Just over a year after my daughter died, I received a letter from a nurse who had committed her life to Jesus through seeing and nursing Vanessa. This woman had been reaching out to people in an area well known for prostitution, telling them about the change Jesus has made in her life. Several other people have come to know Jesus because of my daughter's life since then. Vanessa was not some saintly child who never did anything wrong. She could be mischievous like all children. Vanessa fought with the doctors at times because of the treatment but she was not ashamed to talk about Jesus. He is the difference. A tragedy like this takes time for family and friends to come to terms with but God is patient and He desires to comfort each one of us.
One of my favourite memories of Vanessa is when she was in isolation in St Vincent's hospital. Vanessa was tired of hospital food and she wanted stewing chops. She was being "barrier nursed" which meant everything had to autoclaved and sterilized, so it was impossible. I told Vanessa that no hospital could possibly put themselves out to make that food for one little girl. Vanessa started singing "Care for Kids". It happened to be the "Year of the Child" that year!

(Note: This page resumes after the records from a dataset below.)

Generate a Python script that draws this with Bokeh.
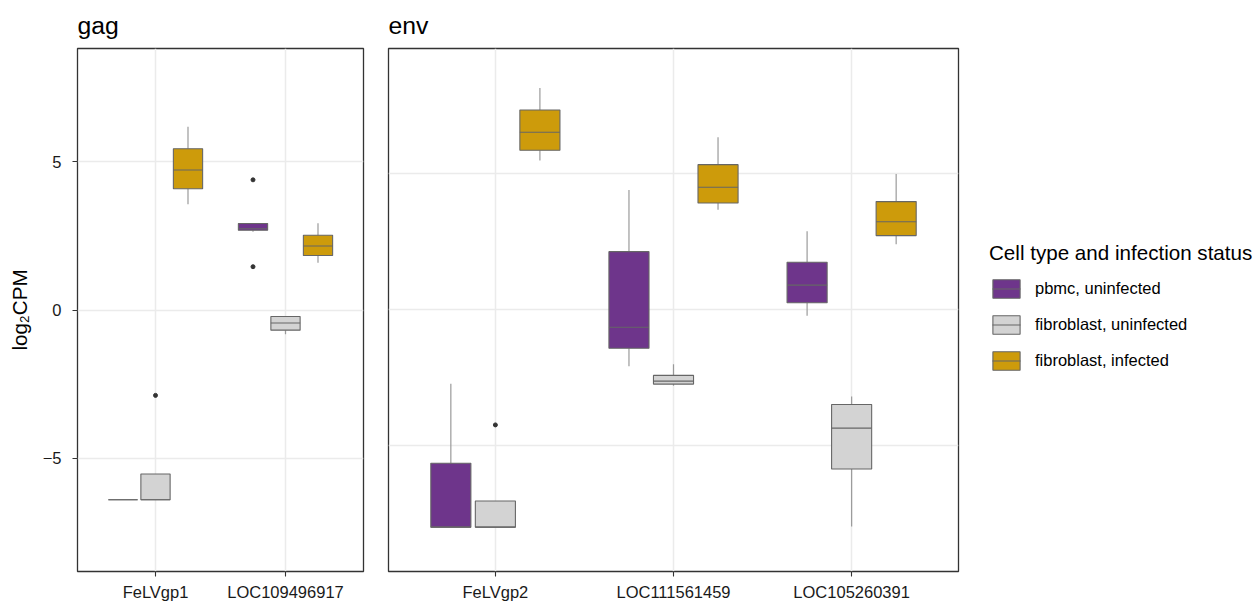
from bokeh.plotting import figure
from bokeh.models import (FactorRange, Range1d, ColumnDataSource, FixedTicker,
                          Legend, LegendItem)
from bokeh.transform import dodge
from bokeh.layouts import row
from bokeh.embed import file_html
from bokeh.resources import INLINE

FONT = "Liberation Sans"

# ---------------- data ----------------
groups = ["pbmc, uninfected", "fibroblast, uninfected", "fibroblast, infected"]
group_colors = ["#6E358B", "#D3D3D3", "#CD9B0B"]
group_offsets = [-0.25, 0.0, 0.25]

gag_genes = ["FeLVgp1", "LOC109496917"]
# each: [lower whisker, q1, median, q3, upper whisker] per gene
gag_pbmc_uninf = [[-6.40, 2.64], [-6.40, 2.69], [-6.40, 2.74], [-6.40, 2.92], [-6.40, 2.92]]
gag_fibro_uninf = [[-6.40, -0.82], [-6.40, -0.68], [-6.40, -0.44], [-5.53, -0.22], [-5.53, -0.22]]
gag_fibro_inf = [[3.57, 1.59], [4.09, 1.84], [4.72, 2.16], [5.44, 2.52], [6.18, 2.93]]
gag_outlier_gene = ["LOC109496917", "LOC109496917", "FeLVgp1"]
gag_outlier_group = ["pbmc, uninfected", "pbmc, uninfected", "fibroblast, uninfected"]
gag_outlier_value = [4.39, 1.46, -2.88]

env_genes = ["FeLVgp2", "LOC111561459", "LOC105260391"]
env_pbmc_uninf = [[-7.99, -2.07, -0.22], [-7.99, -1.41, 0.26], [-7.99, -0.64, 0.91],
                  [-5.64, 2.14, 1.75], [-2.72, 4.41, 2.89]]
env_fibro_uninf = [[-7.99, -2.79, -7.97], [-7.99, -2.73, -5.85], [-7.99, -2.62, -4.35],
                   [-7.03, -2.41, -3.48], [-7.03, -2.00, -3.19]]
env_fibro_inf = [[5.49, 3.68, 2.41], [5.87, 3.93, 2.73], [6.53, 4.51, 3.24],
                 [7.35, 5.34, 3.98], [8.16, 6.35, 5.00]]
env_outlier_gene = ["FeLVgp2"]
env_outlier_group = ["fibroblast, uninfected"]
env_outlier_value = [-4.23]

y_ticks = [-5, 0, 5]
y_tick_labels = {-5: "\u22125", 0: "0", 5: "5"}

# ---------------- style ----------------
BOX_W = 0.225
EDGE = "#666666"
WHISKER = "#9A9A9A"
GRID = "#EBEBEB"
BORDER = "#333333"
TICK_TEXT = "#1A1A1A"


def make_panel(title, genes, yrange, show_y, mb_left, mb_right, fw):
    p = figure(x_range=FactorRange(factors=genes, range_padding=0.1,
                                   range_padding_units="absolute"),
               y_range=Range1d(*yrange),
               frame_width=fw, frame_height=523,
               min_border_left=mb_left, min_border_right=mb_right,
               min_border_top=48, min_border_bottom=31,
               output_backend="svg", toolbar_location=None,
               background_fill_color="white", border_fill_color="white")
    p.title.text = title
    p.title.text_font = FONT
    p.title.text_font_size = "24.75px"
    p.title.text_font_style = "normal"
    p.title.text_color = "black"
    p.title.align = "left"
    p.title.standoff = 19

    p.outline_line_color = BORDER
    p.outline_line_width = 1.3

    p.xgrid.grid_line_color = GRID
    p.xgrid.grid_line_width = 1.5
    p.ygrid.grid_line_color = GRID
    p.ygrid.grid_line_width = 1.5
    p.ygrid.ticker = FixedTicker(ticks=y_ticks)

    xa = p.xaxis[0]
    xa.axis_line_color = None
    xa.major_tick_line_color = BORDER
    xa.major_tick_line_width = 1.1
    xa.major_tick_out = 5
    xa.major_tick_in = 0
    xa.minor_tick_line_color = None
    xa.major_label_standoff = 6
    xa.major_label_text_font = FONT
    xa.major_label_text_font_size = "16.5px"
    xa.major_label_text_color = TICK_TEXT

    ya = p.yaxis[0]
    if show_y:
        ya.ticker = FixedTicker(ticks=y_ticks)
        ya.major_label_overrides = y_tick_labels
        ya.axis_line_color = None
        ya.major_tick_line_color = BORDER
        ya.major_tick_line_width = 1.1
        ya.major_tick_out = 5
        ya.major_tick_in = 0
        ya.minor_tick_line_color = None
        ya.major_label_standoff = 11
        ya.major_label_text_font = FONT
        ya.major_label_text_font_size = "16.5px"
        ya.major_label_text_color = TICK_TEXT
        ya.axis_label = "log\u2082CPM"
        ya.axis_label_text_font = FONT
        ya.axis_label_text_font_size = "20.6px"
        ya.axis_label_text_font_style = "normal"
        ya.axis_label_text_color = "black"
        ya.axis_label_standoff = 9
    else:
        ya.visible = False
    return p


def draw_boxes(p, genes, stats_list, out_gene, out_group, out_value):
    items = []
    for gi, grp in enumerate(groups):
        off = group_offsets[gi]
        s = stats_list[gi]
        src = ColumnDataSource(dict(gene=genes, low=s[0], q1=s[1], med=s[2], q3=s[3], high=s[4]))
        xc = dodge("gene", off, range=p.x_range)
        p.segment(x0=xc, x1=xc, y0="q3", y1="high", source=src,
                  line_color=WHISKER, line_width=1.2)
        p.segment(x0=xc, x1=xc, y0="low", y1="q1", source=src,
                  line_color=WHISKER, line_width=1.2)
        r_box = p.vbar(x=xc, width=BOX_W, top="q3", bottom="q1", source=src,
                       fill_color=group_colors[gi], line_color=EDGE, line_width=1.1)
        p.segment(x0=dodge("gene", off - BOX_W / 2, range=p.x_range),
                  x1=dodge("gene", off + BOX_W / 2, range=p.x_range),
                  y0="med", y1="med", source=src,
                  line_color=EDGE, line_width=1.1)
        og = [g for g, grp2 in zip(out_gene, out_group) if grp2 == grp]
        ov = [v for v, grp2 in zip(out_value, out_group) if grp2 == grp]
        if og:
            osrc = ColumnDataSource(dict(gene=og, val=ov))
            p.scatter(x=xc, y="val", source=osrc, size=4, color="#333333")
        # legend-key median line: a NaN row, so it is drawn only inside the legend key
        key_src = ColumnDataSource(dict(gene=[genes[0]], med=[float("nan")]))
        r_key = p.segment(x0=xc, x1=xc, y0="med", y1="med", source=key_src,
                          line_color=EDGE, line_width=1.1, line_dash="0 3 28 3")
        items.append(LegendItem(label=grp, renderers=[r_box, r_key]))
    return items


gag = make_panel("gag", gag_genes, (-8.82, 8.82), True, 77, 12, 286)
draw_boxes(gag, gag_genes, [gag_pbmc_uninf, gag_fibro_uninf, gag_fibro_inf],
           gag_outlier_gene, gag_outlier_group, gag_outlier_value)

env = make_panel("env", env_genes, (-9.62, 9.61), False, 13, 300, 570)
items = draw_boxes(env, env_genes, [env_pbmc_uninf, env_fibro_uninf, env_fibro_inf],
                   env_outlier_gene, env_outlier_group, env_outlier_value)

legend = Legend(items=items, location=(31, 199),
                title="Cell type and infection status",
                title_text_font=FONT, title_text_font_size="20.6px",
                title_text_font_style="normal", title_text_color="black",
                title_standoff=12,
                label_text_font=FONT, label_text_font_size="16.5px",
                label_text_color="black",
                glyph_width=34, glyph_height=23, label_standoff=12,
                spacing=13, padding=0, margin=0,
                border_line_color=None, background_fill_alpha=0)
env.add_layout(legend, "right")

layout = row(gag, env)

open("out.html", "w").write(file_html(layout, INLINE))
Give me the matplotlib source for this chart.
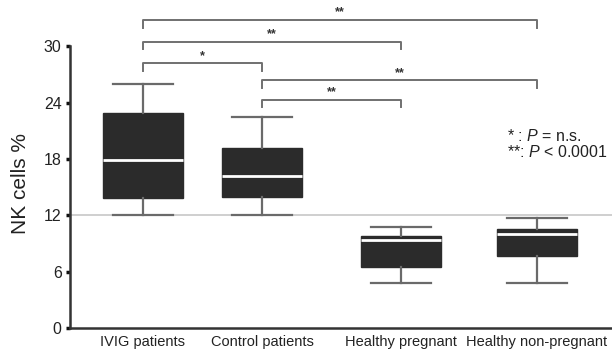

Many years have passed since then. My husband had to retire at 50 years of age because of back problems and has since had cancer. I have also had cancer but I can attest to the faithfulness of my God. We have had many hard times and I know there will be more. But this I know, as the song says, "Because He lives I can face tomorrow. My God is alive and He lives in me." His word says, "I will never leave you or forsake you" (Hebrews 13:15).